Reproduce the listing exactly and skip over any pictures.

>> Begin

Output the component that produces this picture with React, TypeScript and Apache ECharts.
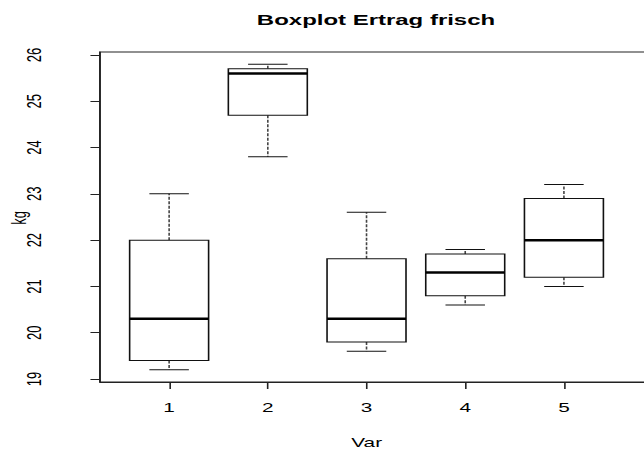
import React, { useEffect, useRef } from "react";
import * as echarts from "echarts";

// Data
const categories = [1, 2, 3, 4, 5];
const lowWhisker = [19.2, 23.8, 19.6, 20.6, 21.0];
const q1 = [19.4, 24.7, 19.8, 20.8, 21.2];
const median = [20.3, 25.6, 20.3, 21.3, 22.0];
const q3 = [22.0, 25.7, 21.6, 21.7, 22.9];
const highWhisker = [23.0, 25.8, 22.6, 21.8, 23.2];
const yTicks = [19, 20, 21, 22, 23, 24, 25, 26];

const TITLE = "Boxplot Ertrag frisch";
const X_NAME = "Var";
const Y_NAME = "kg";

const INNER_W = 403;
const SCALE_X = 644 / INNER_W;
const FONT = "'Liberation Sans', Arial, Helvetica, sans-serif";

export default function App() {
  const ref = useRef<HTMLDivElement>(null);

  useEffect(() => {
    if (!ref.current) return;
    const chart = echarts.init(ref.current, undefined, { renderer: "svg" });
    const data = categories.map((c, i) => [c, lowWhisker[i], q1[i], median[i], q3[i], highWhisker[i]]);

    const gridLeft = 62.6;
    const gridRight = -10;
    const pxPerUnit = 98.7 / SCALE_X;
    const xMin = 0.3;
    const xMax = xMin + (INNER_W - gridRight - gridLeft) / pxPerUnit;

    const option: any = {
      animation: false,
      backgroundColor: "#fff",
      grid: {
        left: gridLeft,
        right: gridRight,
        top: 52,
        bottom: 68,
        containLabel: false,
        outerBoundsMode: "none",
        show: true,
        borderColor: "#222",
        borderWidth: 1,
        backgroundColor: "transparent",
      },
      xAxis: {
        type: "value",
        min: xMin,
        max: xMax,
        axisLine: { show: true, onZero: false, lineStyle: { color: "#222", width: 1 } },
        axisTick: { show: true, customValues: categories, length: 7, lineStyle: { color: "#222" } },
        axisLabel: {
          customValues: categories,
          margin: 19,
          fontSize: 13,
          color: "#000",
          fontFamily: FONT,
        },
        splitLine: { show: false },
      },
      yAxis: {
        type: "value",
        min: 18.936,
        max: 26.064,
        axisLine: { show: true, onZero: false, lineStyle: { color: "#222", width: 1 } },
        axisTick: { show: true, customValues: yTicks, length: 6, lineStyle: { color: "#222" } },
        axisLabel: {
          customValues: yTicks,
          rotate: 90,
          margin: 35,
          fontSize: 13,
          color: "#000",
          fontFamily: FONT,
        },
        splitLine: { show: false },
      },
      graphic: [
        {
          type: "text",
          x: 376 / SCALE_X,
          y: 20,
          style: {
            text: TITLE,
            fontSize: 15,
            fontWeight: "bold",
            fontFamily: FONT,
            fill: "#000",
            align: "center",
            verticalAlign: "middle",
          },
        },
        {
          type: "text",
          x: 366.7 / SCALE_X,
          y: 442,
          style: {
            text: X_NAME,
            fontSize: 13,
            fontFamily: FONT,
            fill: "#000",
            align: "center",
            verticalAlign: "middle",
          },
        },
        {
          type: "text",
          x: 12,
          y: 218,
          rotation: Math.PI / 2,
          style: {
            text: Y_NAME,
            fontSize: 13,
            fontFamily: FONT,
            fill: "#000",
            align: "center",
            verticalAlign: "middle",
          },
        },
      ],
      series: [
        {
          type: "custom",
          data,
          encode: { x: 0, y: [1, 2, 3, 4, 5] },
          renderItem: (params: any, api: any) => {
            const x = api.value(0);
            const lo = api.value(1);
            const b1 = api.value(2);
            const md = api.value(3);
            const b3 = api.value(4);
            const hi = api.value(5);
            const boxHalf = 0.4;
            const capHalf = 0.2;
            const tl = api.coord([x - boxHalf, b3]);
            const br = api.coord([x + boxHalf, b1]);
            const mL = api.coord([x - boxHalf, md]);
            const mR = api.coord([x + boxHalf, md]);
            const cTop = api.coord([x, b3]);
            const cHi = api.coord([x, hi]);
            const cBot = api.coord([x, b1]);
            const cLo = api.coord([x, lo]);
            const capHiL = api.coord([x - capHalf, hi]);
            const capHiR = api.coord([x + capHalf, hi]);
            const capLoL = api.coord([x - capHalf, lo]);
            const capLoR = api.coord([x + capHalf, lo]);
            const solid = { stroke: "#111", lineWidth: 1, fill: "none" };
            const dashed = { stroke: "#444", lineWidth: 1, lineDash: [3, 1.5] };
            return {
              type: "group",
              children: [
                { type: "line", shape: { x1: cTop[0], y1: cTop[1], x2: cHi[0], y2: cHi[1] }, style: dashed },
                { type: "line", shape: { x1: cBot[0], y1: cBot[1], x2: cLo[0], y2: cLo[1] }, style: dashed },
                { type: "line", shape: { x1: capHiL[0], y1: capHiL[1], x2: capHiR[0], y2: capHiR[1] }, style: solid },
                { type: "line", shape: { x1: capLoL[0], y1: capLoL[1], x2: capLoR[0], y2: capLoR[1] }, style: solid },
                {
                  type: "rect",
                  shape: { x: tl[0], y: tl[1], width: br[0] - tl[0], height: br[1] - tl[1] },
                  style: { stroke: "#111", lineWidth: 1, fill: "#fff" },
                },
                { type: "line", shape: { x1: mL[0], y1: mL[1], x2: mR[0], y2: mR[1] }, style: { stroke: "#000", lineWidth: 2.5 } },
              ],
            };
          },
        },
      ],
    };
    chart.setOption(option);
    return () => chart.dispose();
  }, []);

  return (
    <div style={{ position: "fixed", left: 0, top: 0, width: 644, height: 450, overflow: "hidden", background: "#fff" }}>
      <div
        ref={ref}
        style={{ width: INNER_W, height: 450, transform: `scaleX(${SCALE_X})`, transformOrigin: "0 0" }}
      />
    </div>
  );
}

>> End

**Task response**
Output the component that produces this picture with React, TypeScript and Apache ECharts.
import React, { useEffect, useRef } from "react";
import * as echarts from "echarts";

// Data
const categories = [1, 2, 3, 4, 5];
const lowWhisker = [19.2, 23.8, 19.6, 20.6, 21.0];
const q1 = [19.4, 24.7, 19.8, 20.8, 21.2];
const median = [20.3, 25.6, 20.3, 21.3, 22.0];
const q3 = [22.0, 25.7, 21.6, 21.7, 22.9];
const highWhisker = [23.0, 25.8, 22.6, 21.8, 23.2];
const yTicks = [19, 20, 21, 22, 23, 24, 25, 26];

const TITLE = "Boxplot Ertrag frisch";
const X_NAME = "Var";
const Y_NAME = "kg";

const INNER_W = 403;
const SCALE_X = 644 / INNER_W;
const FONT = "'Liberation Sans', Arial, Helvetica, sans-serif";

export default function App() {
  const ref = useRef<HTMLDivElement>(null);

  useEffect(() => {
    if (!ref.current) return;
    const chart = echarts.init(ref.current, undefined, { renderer: "svg" });
    const data = categories.map((c, i) => [c, lowWhisker[i], q1[i], median[i], q3[i], highWhisker[i]]);

    const gridLeft = 62.6;
    const gridRight = -10;
    const pxPerUnit = 98.7 / SCALE_X;
    const xMin = 0.3;
    const xMax = xMin + (INNER_W - gridRight - gridLeft) / pxPerUnit;

    const option: any = {
      animation: false,
      backgroundColor: "#fff",
      grid: {
        left: gridLeft,
        right: gridRight,
        top: 52,
        bottom: 68,
        containLabel: false,
        outerBoundsMode: "none",
        show: true,
        borderColor: "#222",
        borderWidth: 1,
        backgroundColor: "transparent",
      },
      xAxis: {
        type: "value",
        min: xMin,
        max: xMax,
        axisLine: { show: true, onZero: false, lineStyle: { color: "#222", width: 1 } },
        axisTick: { show: true, customValues: categories, length: 7, lineStyle: { color: "#222" } },
        axisLabel: {
          customValues: categories,
          margin: 19,
          fontSize: 13,
          color: "#000",
          fontFamily: FONT,
        },
        splitLine: { show: false },
      },
      yAxis: {
        type: "value",
        min: 18.936,
        max: 26.064,
        axisLine: { show: true, onZero: false, lineStyle: { color: "#222", width: 1 } },
        axisTick: { show: true, customValues: yTicks, length: 6, lineStyle: { color: "#222" } },
        axisLabel: {
          customValues: yTicks,
          rotate: 90,
          margin: 35,
          fontSize: 13,
          color: "#000",
          fontFamily: FONT,
        },
        splitLine: { show: false },
      },
      graphic: [
        {
          type: "text",
          x: 376 / SCALE_X,
          y: 20,
          style: {
            text: TITLE,
            fontSize: 15,
            fontWeight: "bold",
            fontFamily: FONT,
            fill: "#000",
            align: "center",
            verticalAlign: "middle",
          },
        },
        {
          type: "text",
          x: 366.7 / SCALE_X,
          y: 442,
          style: {
            text: X_NAME,
            fontSize: 13,
            fontFamily: FONT,
            fill: "#000",
            align: "center",
            verticalAlign: "middle",
          },
        },
        {
          type: "text",
          x: 12,
          y: 218,
          rotation: Math.PI / 2,
          style: {
            text: Y_NAME,
            fontSize: 13,
            fontFamily: FONT,
            fill: "#000",
            align: "center",
            verticalAlign: "middle",
          },
        },
      ],
      series: [
        {
          type: "custom",
          data,
          encode: { x: 0, y: [1, 2, 3, 4, 5] },
          renderItem: (params: any, api: any) => {
            const x = api.value(0);
            const lo = api.value(1);
            const b1 = api.value(2);
            const md = api.value(3);
            const b3 = api.value(4);
            const hi = api.value(5);
            const boxHalf = 0.4;
            const capHalf = 0.2;
            const tl = api.coord([x - boxHalf, b3]);
            const br = api.coord([x + boxHalf, b1]);
            const mL = api.coord([x - boxHalf, md]);
            const mR = api.coord([x + boxHalf, md]);
            const cTop = api.coord([x, b3]);
            const cHi = api.coord([x, hi]);
            const cBot = api.coord([x, b1]);
            const cLo = api.coord([x, lo]);
            const capHiL = api.coord([x - capHalf, hi]);
            const capHiR = api.coord([x + capHalf, hi]);
            const capLoL = api.coord([x - capHalf, lo]);
            const capLoR = api.coord([x + capHalf, lo]);
            const solid = { stroke: "#111", lineWidth: 1, fill: "none" };
            const dashed = { stroke: "#444", lineWidth: 1, lineDash: [3, 1.5] };
            return {
              type: "group",
              children: [
                { type: "line", shape: { x1: cTop[0], y1: cTop[1], x2: cHi[0], y2: cHi[1] }, style: dashed },
                { type: "line", shape: { x1: cBot[0], y1: cBot[1], x2: cLo[0], y2: cLo[1] }, style: dashed },
                { type: "line", shape: { x1: capHiL[0], y1: capHiL[1], x2: capHiR[0], y2: capHiR[1] }, style: solid },
                { type: "line", shape: { x1: capLoL[0], y1: capLoL[1], x2: capLoR[0], y2: capLoR[1] }, style: solid },
                {
                  type: "rect",
                  shape: { x: tl[0], y: tl[1], width: br[0] - tl[0], height: br[1] - tl[1] },
                  style: { stroke: "#111", lineWidth: 1, fill: "#fff" },
                },
                { type: "line", shape: { x1: mL[0], y1: mL[1], x2: mR[0], y2: mR[1] }, style: { stroke: "#000", lineWidth: 2.5 } },
              ],
            };
          },
        },
      ],
    };
    chart.setOption(option);
    return () => chart.dispose();
  }, []);

  return (
    <div style={{ position: "fixed", left: 0, top: 0, width: 644, height: 450, overflow: "hidden", background: "#fff" }}>
      <div
        ref={ref}
        style={{ width: INNER_W, height: 450, transform: `scaleX(${SCALE_X})`, transformOrigin: "0 0" }}
      />
    </div>
  );
}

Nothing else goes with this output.